Alter Wein in neuen Schläuchen

29.3.2017, 10:36 Uhr
Alter Wein in neuen Schläuchen

© Foto: dpa

Bob Dylan startet mit Konzerten am 1. und 2. April in Stockholm seine Europa-Tournee. Bei dieser Gelegenheit wird ihm im kleinen Kreis und unter Ausschluss der Medien der Preis überreicht.  „Die gute Nachricht ist, dass die Schwedische Akademie und Bob
Dylan entschieden haben, sich dieses Wochenende zu treffen“, schrieb Danius in ihrem Blog. „Die Akademie wird ihm dann Medaille und Urkunde überreichen und zu seinem Literaturnobelpreis gratulieren.“

Die Auszeichnung hatte der Rocksänger im Oktober für seine poetischen Neuschöpfungen in der amerikanischen Songtradition zuerkannt bekommen. Bei der Verleihung am 10. Dezember fehlte er jedoch. Um den Preis behalten zu dürfen, muss Dylan – wie mehrfach berichtet – innerhalb eines halben Jahres nach der Feier die traditionelle Nobelvorlesung halten. Diese kann er aber zum Beispiel auch als Video einreichen. "Was er sich entschieden hat zu tun, ist seine eigene Sache", kommentierte Danius im Blog. "Für die Schwedische Akademie steht in jedem Fall fest, dass der Nobelpreisträger für Literatur 2016 Bob Dylan und niemand anderes ist." Immerhin das steht fest.
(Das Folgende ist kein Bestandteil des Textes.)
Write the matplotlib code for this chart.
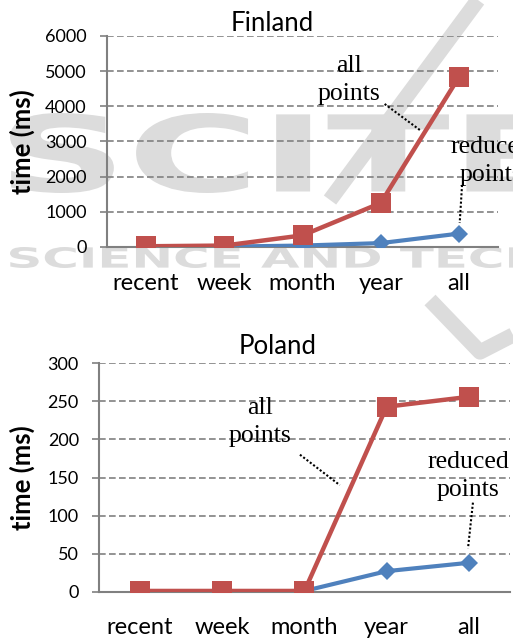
"""Query time per period for Finland and Poland, all vs reduced points."""

import matplotlib.pyplot as plt
from matplotlib.patches import PathPatch
from matplotlib.textpath import TextPath
from matplotlib.font_manager import FontProperties
from matplotlib.transforms import Affine2D
from matplotlib.lines import Line2D

categories = ["recent", "week", "month", "year", "all"]

finland_all = [20, 40, 330, 1250, 4830]
finland_reduced = [5, 10, 40, 110, 380]
finland_ticks = [0, 1000, 2000, 3000, 4000, 5000, 6000]

poland_all = [1, 1, 1, 243, 256]
poland_reduced = [0, 0, 1, 27, 38]
poland_ticks = [0, 50, 100, 150, 200, 250, 300]

RED = "#C0504D"
BLUE = "#4F81BD"
GRID = "#808080"
MARK = "#dcdcdc"
SANS = ["Lato", "DejaVu Sans"]
SERIF = ["Liberation Serif", "DejaVu Serif"]

W, H = 513, 639
fig = plt.figure(figsize=(W / 100, H / 100), dpi=100)


def watermark(text, x0, y_top, x1, y_bottom, size_ref=None):
    """Grey logo text stretched into a pixel box (top-left origin)."""
    prop = FontProperties(family="DejaVu Sans", weight="bold")
    tp = TextPath((0, 0), text, size=100, prop=prop)
    ext = tp.get_extents()
    ref = ext if size_ref is None else TextPath((0, 0), size_ref, size=100, prop=prop).get_extents()
    cap = TextPath((0, 0), "S", size=100, prop=prop).get_extents()
    sx = (x1 - x0) / ref.width
    sy = (y_bottom - y_top) / cap.height
    tr = Affine2D().translate(-ext.x0, -cap.y0).scale(sx, sy).translate(x0, H - y_bottom)
    patch = PathPatch(tr.transform_path(tp), facecolor=MARK, edgecolor="none", zorder=-5)
    patch.set_transform(Affine2D())
    fig.add_artist(patch)


watermark("SCITE", 10, 113, 560, 193)
watermark("SCIENCE AND TECHNOLOGY", 10, 247, 240, 268, size_ref="SCIENCE")
for xs, ys in [([478, 330], [0, 200]), ([430, 480, 513], [300, 352, 335])]:
    fig.add_artist(Line2D(xs, [H - y for y in ys], color=MARK, lw=11,
                          solid_capstyle="butt", transform=Affine2D(), zorder=-5))


def draw_panel(ax, all_pts, reduced_pts, ticks, all_txt, all_line, red_txt, red_line):
    x = range(len(categories))
    ax.set_facecolor("none")
    ax.plot(x, reduced_pts, color=BLUE, lw=3, marker="D", ms=9.5, mew=0, zorder=3)
    ax.plot(x, all_pts, color=RED, lw=3.2, marker="s", ms=14, mew=0, zorder=4)
    ax.set_xlim(-0.5, len(categories) - 0.5)
    ax.set_ylim(ticks[0], ticks[-1])
    ax.set_yticks(ticks)
    ax.set_xticks(list(x))
    ax.set_xticklabels(categories, fontsize=17, family=SANS)
    for lab in ax.get_yticklabels():
        lab.set_fontsize(13)
        lab.set_family(SANS)
    ax.yaxis.grid(True, color=GRID, ls=(0, (4, 2)), lw=1.2)
    ax.set_axisbelow(True)
    for s in ["top", "right"]:
        ax.spines[s].set_visible(False)
    for s in ["left", "bottom"]:
        ax.spines[s].set_color(GRID)
        ax.spines[s].set_linewidth(1.5)
    ax.tick_params(axis="y", length=5, width=1.2, color=GRID, pad=9.5)
    ax.tick_params(axis="x", length=0, pad=18.5)

    ax.text(*all_txt, "all\npoints", ha="center", va="center", fontsize=18.5,
            family=SERIF, linespacing=1.4, zorder=6)
    ax.plot(*all_line, color="black", ls=(0, (1, 1)), lw=1.5, zorder=6)
    ax.text(*red_txt, "reduced\npoints", ha="center", va="center", fontsize=18.5,
            family=SERIF, linespacing=1.4, zorder=6, clip_on=False)
    ax.plot(*red_line, color="black", ls=(0, (1, 1)), lw=1.5, zorder=6)


ax1 = fig.add_axes([0.2086, 0.6135, 0.7622, 0.3302])
draw_panel(ax1, finland_all, finland_reduced, finland_ticks,
           (2.60, 4750), ([3.05, 3.5], [4066, 3327]),
           (4.41, 2445), ([4.04, 4.01], [1763, 682]))

ax2 = fig.add_axes([0.193, 0.074, 0.801, 0.3574])
draw_panel(ax2, poland_all, poland_reduced, poland_ticks,
           (1.46, 223), ([1.945, 2.43], [180, 140]),
           (3.99, 152), ([4.05, 3.99], [117, 57]))

fig.text(0.530, 0.964, "Finland", ha="center", va="center", fontsize=18.5, family=SANS)
fig.text(0.542, 0.4585, "Poland", ha="center", va="center", fontsize=18.5, family=SANS)
fig.text(0.043, 0.779, "time (ms)", ha="center", va="center", rotation=90,
         fontsize=18.5, fontweight="bold", family=SANS)
fig.text(0.043, 0.252, "time (ms)", ha="center", va="center", rotation=90,
         fontsize=18.5, fontweight="bold", family=SANS)

fig.savefig("out.png", dpi=100)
Vielleicht verwechselt Dylan die Nobelpreis-Verleihung ja mit einem Gesangswettbewerb. Oder hat die Auszeichnung dem Dichter die Sprache verschlagen? Sein neues Dreifach-Album deutet jedenfalls darauf hin, denn unter den insgesamt 30 Titeln ist kein einziger aus seiner Feder, dafür singt der Meister darauf so herzzerreißend wie selten. Dylan knüpft damit direkt an seine letzten Studioproduktionen "Shadows in the Night" (2015) und "Fallen Angels" (2016) an. Offenbar hat er Spaß an seiner Rolle als Interpret des Great American Songbook gefunden. "Triplicate" heißt das Werk mit drei mal zehn Songs, nicht etwa "Trilogy" oder gar "Trinity". Ein passender Titel wäre auch "Sentimental Journey" gewesen, nach dem Oldie, der hier auch zu hören ist.

Bob Dylan nähert sich den Songs und Jazz-Standards, die zum bekannten amerikanischen Kulturgut zählen, mit Respekt. "Man will diese Worte doch nicht in rüpelhafter Weise ausspucken", erklärte er dazu. Viele dieser Evergreens, Liebeslieder zumeist, kennt man von berühmten Vorbildern wie Frank Sinatra, Ella Fitzgerald, Billie Holiday oder Ray Charles. Nun steht Dylan nicht gerade in dem Ruf, ein besonders guter Sänger oder Crooner zu sein, aber allein seine Stimme und die kunstlose Art, wie er diese ollen Kamellen singt, machen seine Versionen besonders.

Bob Dylan serviert alten Wein in neuen Schläuchen. Was überhaupt nicht gegen alten Wein spricht. Die Fans jedoch bewegt natürlich die Frage, ob und wann der Meister, der ja auch auf ein eindrucksvolles Alterswerk verweisen kann, wieder einmal eigene, neue Songs schreiben wird.

 

Im April gibt Dylan fünf Konzerte in Deutschland, um Bayern macht er allerdings diesmal einen großen Bogen. Es bleibt spannend.

Bob Dylan: "Triplicate", drei CDs / LPs (Sony Music); ab 31. März.